Thursday, April 16, 2015

New England prehistory: creating synthesis in the face of destruction

Seelands 65 or 66_thumb[4]

This is a photo of Belshaw asleep on the job. It's taken a long time ago. I still have hair! It's taken during a break on one of the digs at the Seelands rock shelter near the Clarence River.

Trying to get back on track with my history of New England, I have focused over the last two weeks on the first chapter in the Aboriginal section, Prehistoric New England. This focuses primarily on the archaeological material. The next chapter, New England on the Dawn of Invasion, focuses on the ethnohistorical material backed by the archaeological analysis. I am probably quite close to being an expert now. Certainly I have enough material to tell a coherent story that you won’t have heard before. But I am also sad.

Go back to the explosion of interest in Aboriginal history and culture during the 1960s. It was an exciting time. Then, somehow, things seemed to collapse. I actually have to research and write this properly, for it’s part of my story. But let me give it to you as it seems now, raw, unvarnished and unbalanced.

Start with Aboriginal languages. In 1967, there were still original speakers of many New England languages, many old. A conference held at the height of the enthusiasm concluded that we must record this material  before it is too late. Then nothing happened. By the time interest resurfaced, much had been lost.

Now go to archaeology. The last synthesis of New England prehistory was published in, I think, 1974. Today outside digs and survey missions associated with development proposals, there appear to be fewer people working on the archaeology of Northern New South Wales, or indeed Australia in general, than there were in the 1960s or early 1970s.

What went wrong? I think, I stand to be corrected, that the whole area got hijacked. In the 1970s, the fashion became black-white contact history. You simply couldn’t get money nor was their interest in documenting Aboriginal languages as compared to other topics.

In archaeology, the focus was dominated by Aboriginal self-determination and heritage protection.

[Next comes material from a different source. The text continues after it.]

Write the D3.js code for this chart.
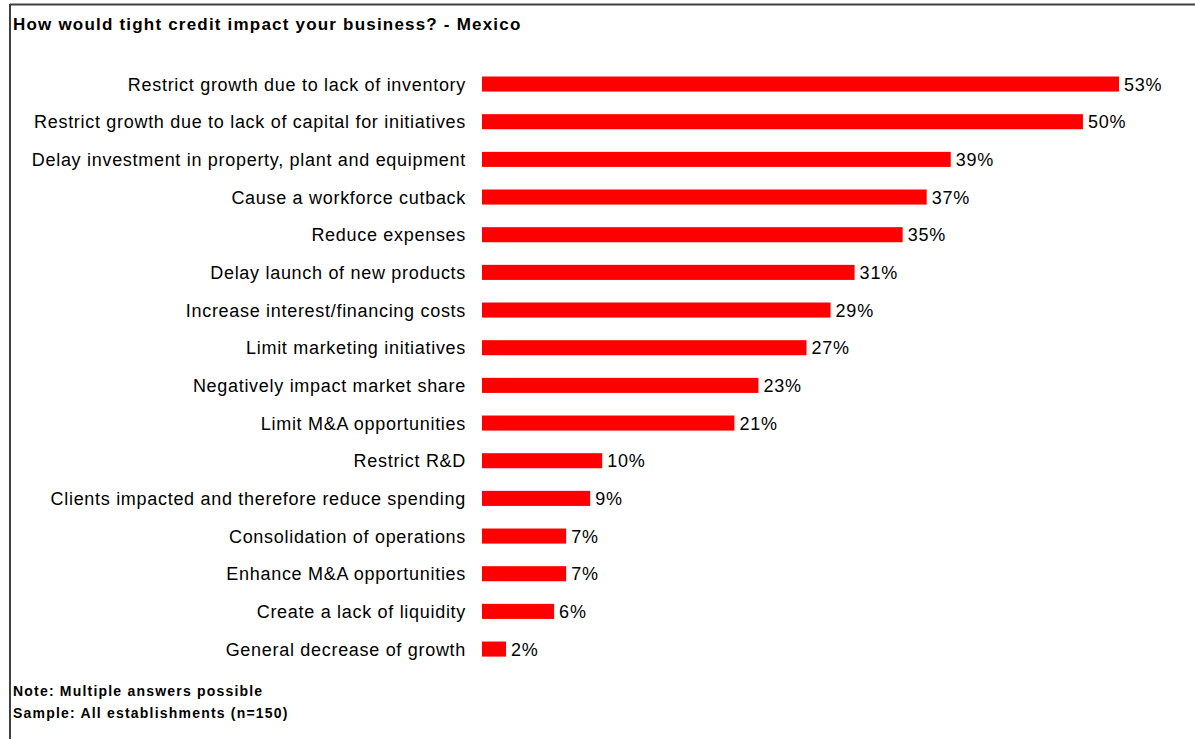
<!DOCTYPE html>
<html>
<head>
<meta charset="utf-8">
<script src="https://cdn.jsdelivr.net/npm/d3@7"></script>
<style>
  html, body { margin: 0; padding: 0; background: #fff; }
  svg { display: block; font-family: Arial, "Liberation Sans", sans-serif; }
</style>
</head>
<body>
<svg id="chart" width="1195" height="739"></svg>
<script>
// Survey answers, top to bottom
const categories = [
  "Restrict growth due to lack of inventory",
  "Restrict growth due to lack of capital for initiatives",
  "Delay investment in property, plant and equipment",
  "Cause a workforce cutback",
  "Reduce expenses",
  "Delay launch of new products",
  "Increase interest/financing costs",
  "Limit marketing initiatives",
  "Negatively impact market share",
  "Limit M&A opportunities",
  "Restrict R&D",
  "Clients impacted and therefore reduce spending",
  "Consolidation of operations",
  "Enhance M&A opportunities",
  "Create a lack of liquidity",
  "General decrease of growth"
];
const shares = [53, 50, 39, 37, 35, 31, 29, 27, 23, 21, 10, 9, 7, 7, 6, 2];

const titleText = "How would tight credit impact your business? - Mexico";
const notes = ["Note: Multiple answers possible", "Sample: All establishments (n=150)"];

const svg = d3.select("#chart");

// Frame: top and left rules
svg.append("line").attr("x1", 10).attr("x2", 1195).attr("y1", 4.5).attr("y2", 4.5)
  .attr("stroke", "#404040").attr("stroke-width", 2);
svg.append("line").attr("x1", 10).attr("x2", 10).attr("y1", 4).attr("y2", 739)
  .attr("stroke", "#404040").attr("stroke-width", 2);

svg.append("text").attr("x", 13).attr("y", 30)
  .attr("font-size", 17).attr("font-weight", "bold").attr("fill", "#000")
  .attr("letter-spacing", 1.2)
  .text(titleText);

const x = d3.scaleLinear().domain([0, 53]).range([482, 1119]);
const y = d3.scaleBand().domain(categories).range([65.2, 667.9]).paddingInner(0.6).paddingOuter(0.3);

const rows = svg.append("g").selectAll("g")
  .data(categories.map((c, i) => ({ c, v: shares[i] })))
  .join("g");

rows.append("rect")
  .attr("x", x(0))
  .attr("y", d => y(d.c))
  .attr("width", d => x(d.v) - x(0))
  .attr("height", y.bandwidth())
  .attr("fill", "#ff0000");

rows.append("text")
  .attr("x", 466)
  .attr("y", d => y(d.c) + y.bandwidth() / 2)
  .attr("dy", "0.36em")
  .attr("text-anchor", "end")
  .attr("font-size", 18)
  .attr("letter-spacing", 0.7)
  .attr("fill", "#000")
  .text(d => d.c);

rows.append("text")
  .attr("x", d => x(d.v) + 5)
  .attr("y", d => y(d.c) + y.bandwidth() / 2)
  .attr("dy", "0.36em")
  .attr("font-size", 18)
  .attr("letter-spacing", 0.8)
  .attr("fill", "#000")
  .text(d => d.v + "%");

svg.append("g").selectAll("text").data(notes).join("text")
  .attr("x", 13)
  .attr("y", (d, i) => 696 + i * 21.5)
  .attr("font-size", 14)
  .attr("font-weight", "bold")
  .attr("letter-spacing", 1.2)
  .attr("fill", "#000")
  .text(d => d);
</script>
</body>
</html>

It became harder and harder to undertake archaeological work. So from the viewpoint of archaeologists and their students, why bother when it was just so much easier (and rewarding) to dig in Greece or Egypt?  At the same time in Northern NSW, the sea change urban phenomenon was happening, wiping sites out. Yes. there was increased protection, but it was too lagged and too late.

The losers in all this? The Aboriginal people. Yes, it’s partly their own fault. Their obsession with self-determination and with the preservation of uncertain perceived cultural values blocked work that would have given them the story of their past that they really wanted. But it still makes me sad.

I know that Aboriginal people want to know about their past, I can tell them part of the story. But sadly, both the Aboriginal and non-Aboriginal communities  have blown the chance to extend the story in the way that seemed possible in the 1960s and 1970s.

Switching from the glass half empty to that half full. Sitting here in the early morning hours looking at carbon dates against a backdrop of climatic change including huge shifts in sea levels, I can see a pattern that explains variances in dates. There is still enough to write a synthesis for further test.                    

2 comments:

Noric Dilanchian said...

Superb photo.

Jim Belshaw said...

Looking at it made me feel quite ancient, Noric. Perhaps I am!